The accident left him brain damaged and severely handicapped, with his entire right side paralyzed. Initially he could not speak at all. "Jan’s head was split like a coconut," the admitting nurse recalled, assuming he was dead.

Heavily tranquilized, he could only snarl and growl. Over time, he was able to speak somewhat again, but the results, especially for fans, were painful to watch. But he lost all knowledge of his former singing career -- Dick Clark actually came over to Jan's house at one point to show Jan Kinescopes of old J&D performances on American Bandstand.

There were a lot of pressures on Jan that morning of the crash. That morning, he had just found out he was called up for the draft (it must have been especially painful given he had just recorded a [painfully bad] pro-Vietnam protest song that, incidentally, Dean refused to sing on).

He was in his second year of medical school -- both him in Dean stayed in college through their singing years, realizing how precarious a career in pop stardom was then (just as it is now). So he was tired, in addition to being angry about the draft. Jan was also stinging from a breakup with his girlfriend.

And there was also the fact that Jan and Dean's career was firmly on the downslide by early 1966. A thematic album about the new television hit of the moment, Batman, had tanked. A planned movie "Easy Come Easy Go" was shelved 1965 after Jan and other crew members were severely injured in a shot involving a railroad train. The hit singles had trailed off as well. Unlike his colleagues Brian and Phil Spector, Jan could never quite get the hang of pop music's more refined, more-heavily orchestrated sound of the time.
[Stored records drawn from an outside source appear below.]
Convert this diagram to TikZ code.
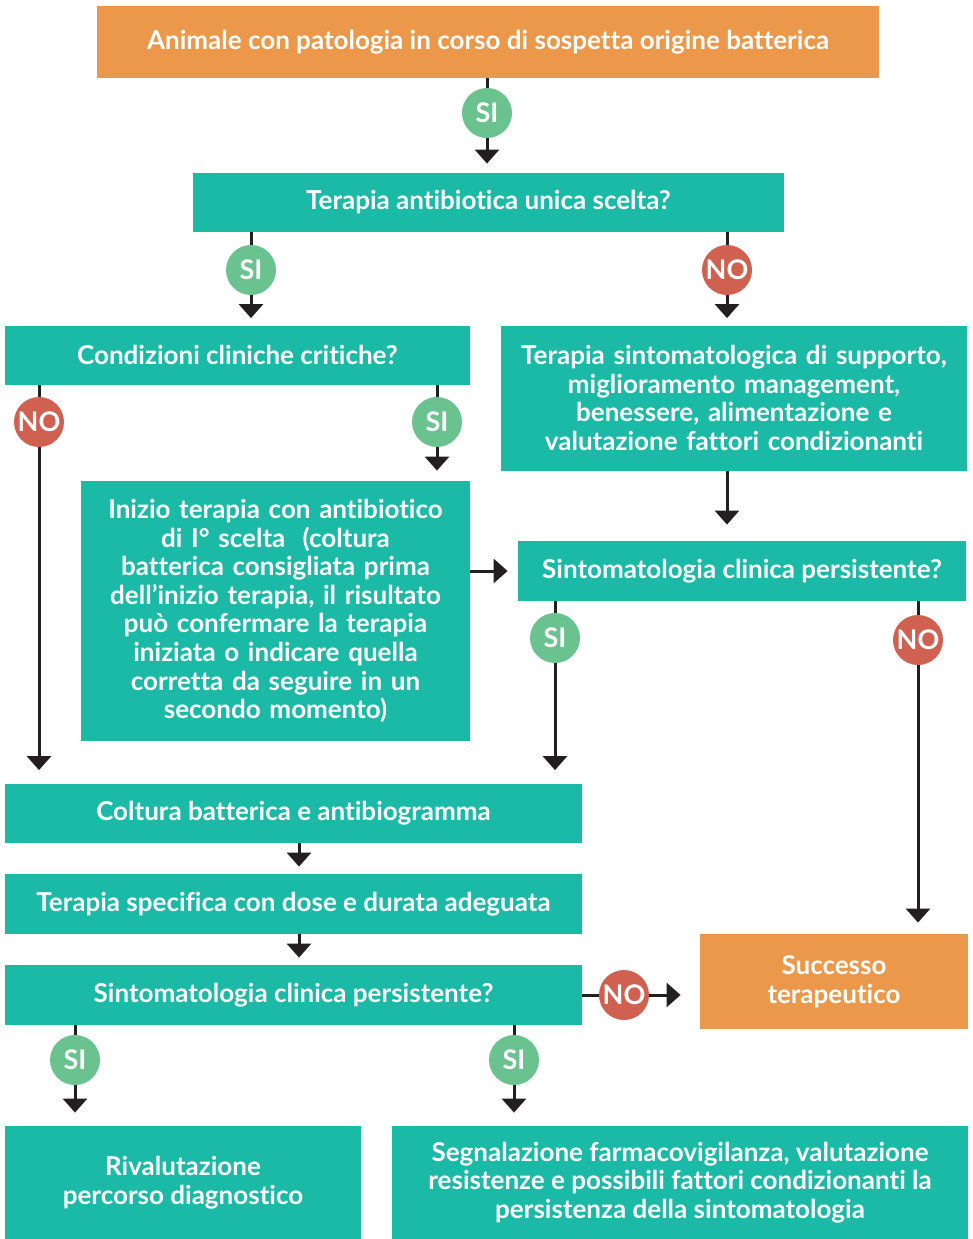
\documentclass[tikz,border=0pt]{standalone}
\usepackage{fontspec}
\setmainfont{Lato}[Ligatures={NoCommon}]
\usetikzlibrary{arrows.meta}

\definecolor{teal1}{HTML}{1ABAA6}
\definecolor{orange1}{HTML}{EB984A}
\definecolor{siGreen}{HTML}{6AC28E}
\definecolor{noRed}{HTML}{D0604F}
\definecolor{arrowInk}{HTML}{231F20}

\begin{document}
\begin{tikzpicture}[x=0.5pt,y=-0.5pt,>={Triangle[width=12pt,length=7pt]},
        box/.style={rectangle,fill=teal1,text=white,inner sep=0pt,align=center,
                font=\fontsize{13}{14.3}\selectfont\bfseries},
        endbox/.style={box,fill=orange1},
        si/.style={circle,fill=siGreen,text=white,minimum size=25pt,inner sep=0pt,
                font=\fontsize{13.5}{13.5}\selectfont\bfseries},
        no/.style={si,fill=noRed},
        link/.style={draw=arrowInk,line width=1.5pt}]
        \useasboundingbox (0,0) rectangle (973,1239);

        % draw the boxes
        \node[endbox,minimum width=391pt,minimum height=36pt] (start) at (488,42)
                {Animale con patologia in corso di sospetta origine batterica};
        \node[box,minimum width=295.5pt,minimum height=29.5pt] (unica) at (488.5,202.5)
                {Terapia antibiotica unica scelta?};
        \node[box,minimum width=232.5pt,minimum height=29.5pt] (critiche) at (237.5,355)
                {Condizioni cliniche critiche?};
        \node[box,minimum width=233pt,minimum height=72.5pt,text width=228pt] (supporto) at (734,398)
                {Terapia sintomatologica di supporto,\\ miglioramento management,\\
                benessere, alimentazione e\\ valutazione fattori condizionanti};
        \node[box,minimum width=194.5pt,minimum height=130pt,text width=190pt] (inizio) at (275.5,611)
                {Inizio terapia con antibiotico\\ di I° scelta\ \ (coltura\\
                batterica consigliata prima\\ dell’inizio terapia, il risultato\\
                può confermare la terapia\\ iniziata o indicare quella\\
                corretta da seguire in un\\ secondo momento)};
        \node[box,minimum width=224pt,minimum height=30pt] (persA) at (742,571)
                {Sintomatologia clinica persistente?};
        \node[box,minimum width=288.5pt,minimum height=29.5pt] (coltura) at (293.5,813)
                {Coltura batterica e antibiogramma};
        \node[box,minimum width=288.5pt,minimum height=30pt] (specifica) at (293.5,904)
                {Terapia specifica con dose e durata adeguata};
        \node[box,minimum width=288.5pt,minimum height=30pt] (persB) at (293.5,995)
                {Sintomatologia clinica persistente?};
        \node[endbox,minimum width=134pt,minimum height=47.5pt] (successo) at (834,981.5)
                {Successo\\ terapeutico};
        \node[box,minimum width=178pt,minimum height=56.5pt] (rival) at (183,1182.5)
                {Rivalutazione\\ percorso diagnostico};
        \node[box,minimum width=288pt,minimum height=56.5pt] (segnal) at (680,1182.5)
                {Segnalazione farmacovigilanza, valutazione\\
                resistenze e possibili fattori condizionanti la\\
                persistenza della sintomatologia};

        % draw the answer circles
        \node[si] (si1) at (487,113) {SI};
        \node[si] (si2) at (251,270) {SI};
        \node[no] (no2) at (727,270) {NO};
        \node[no] (no3) at (39,422) {NO};
        \node[si] (si3) at (437,422) {SI};
        \node[si] (si4) at (555,638) {SI};
        \node[no] (no4) at (918,640) {NO};
        \node[no] (no5) at (624,995) {NO};
        \node[si] (si5) at (75,1060) {SI};
        \node[si] (si6) at (514,1060) {SI};

        % lines into the circles
        \foreach \from/\c in {start/si1,unica/si2,unica/no2,critiche/no3,critiche/si3,
                persA/si4,persA/no4,persB/si5,persB/si6}
                \draw[link] (\from.south -| \c) -- (\c);
        \draw[link] (persB.east |- no5) -- (no5);

        % arrows out of the circles
        \foreach \c/\to/\gap in {si1/unica/4.5pt,si2/critiche/3.5pt,no2/supporto/3.5pt,
                no3/coltura/6.5pt,si3/inizio/5pt,si4/coltura/6.5pt,no4/successo/5.5pt,
                si5/rival/6.5pt,si6/segnal/6.5pt}
                \draw[link,->,shorten >=\gap] (\c) -- (\to.north -| \c);
        \draw[link,->,shorten >=9.5pt] (no5) -- (no5 -| successo.west);

        % plain arrows between boxes
        \draw[link,->,shorten >=8pt] (supporto.south) ++(-7,0) coordinate (s1) -- (s1 |- persA.north);
        \draw[link,->,shorten >=5pt] (inizio.east |- persA) -- (persA.west);
        \draw[link,->,shorten >=3.5pt] (coltura.south -| 299,0) -- (specifica.north -| 299,0);
        \draw[link,->,shorten >=3.5pt] (specifica.south -| 299,0) -- (persB.north -| 299,0);
\end{tikzpicture}
\end{document}
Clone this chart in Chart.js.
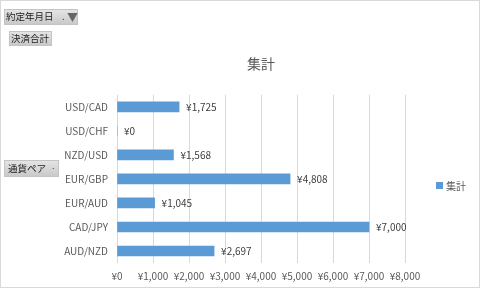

Jan had long been known for his overly-aggressive driving, speeding and pulling up on people's bumpers. And the way Selvin tells it, this was how Jan operated, always, in all aspects of his life. Moving at an accelerated rate of speed (either metaphorically or down Sunset Boulevard) does not give the driver the ability to pull away from some potentially dangerous situation, a Dead Man's Curve, if you will. Jan's way of life caught up with him in one split moment, in the form of a parked truck.